Another idea to consider: Fedor competed across two eras, where a comparison of the best of both reveals a considerable talent gap. The sport’s athletes have improved markedly since the mid-2000s, so much so that in watching events from five-plus years ago it seems at times a different sport, given the limited skill sets glaringly on display. Given the insane parity and dangerous power virtually every heavyweight at the top of the game today possesses, no heavyweight is putting together a ten-fight unbeaten streak as champ, much less 28.
Other thoughts to consider were explored in my piece “Chasing Fedor,” written after the fallout of the UFC’s final and failed attempt to sign Fedor in the summer of 2009. In it, I delved into the UFC’s decision not to sign Fedor given M-1 Global’s stiff demands -- a decision based on the premise that one fighter is not worth the price that was asked for Fedor, given the time and leverage the UFC had in building other attractions. The UFC took a lot of grief for not closing the deal among some fans and industry watchers, but does it look like anything but a prescient decision now?
The UFC did precisely the opposite, developing what is now a robust heavyweight division; imagine if it had offered up the unprecedented money and co-promotional rights for which Fedor’s team asked and he had performed as poorly in the UFC as he has in his last three bouts. That would have been a complete bomb of a deal for everyone involved, except, of course, for M-1 Global.
With that said, the man and the management/promotional people around him should be separated in terms of analyzing the scope of his career. Emelianenko has carried himself as a humble, eminently likeable champion, one who has supplied fans with moments of incredible drama. Even in his defeats to Antonio Silva and Dan Henderson, there was a sense that he had emerged unbowed, if badly banged-up.
Whether it was being retired on his stool with a battered-shut eye against “Bigfoot” Silva after two rounds or still rolling over against Henderson after being smashed unconscious for a brief moment, Fedor always left you with the sense that he had not been completely broken, that he would keep fighting until absolutely snuffed from consciousness. I hope his career ends here with some semblance of that magic intact and no real-world demonstration of what it would look like.
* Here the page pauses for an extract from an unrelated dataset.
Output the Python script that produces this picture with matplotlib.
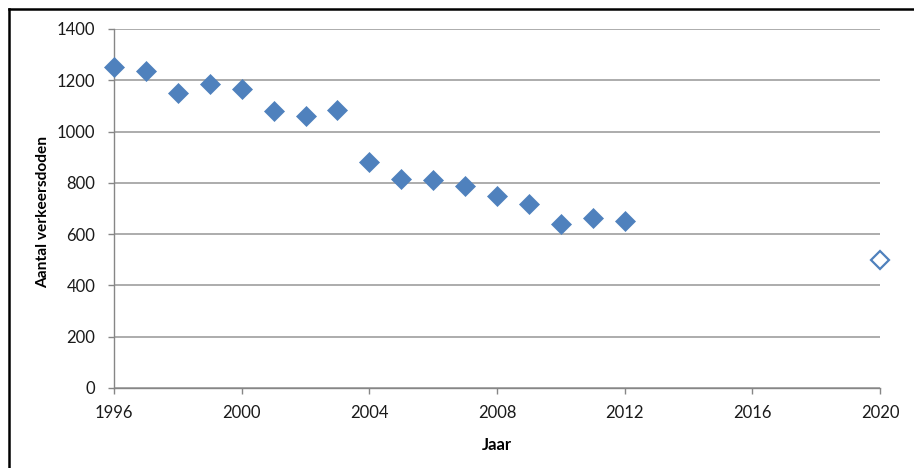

The argument against Fedor being the best ever will pick up steam over the next two to three years. The UFC now has the best lineup of champions in recent memory, and Silva is well on his way to already beating a better overall group of opponents than Fedor did. Emelianenko’s run was amazing and will likely never be matched, but the game’s a different animal these days, something even the most hardcore defenders of his legacy are finding out.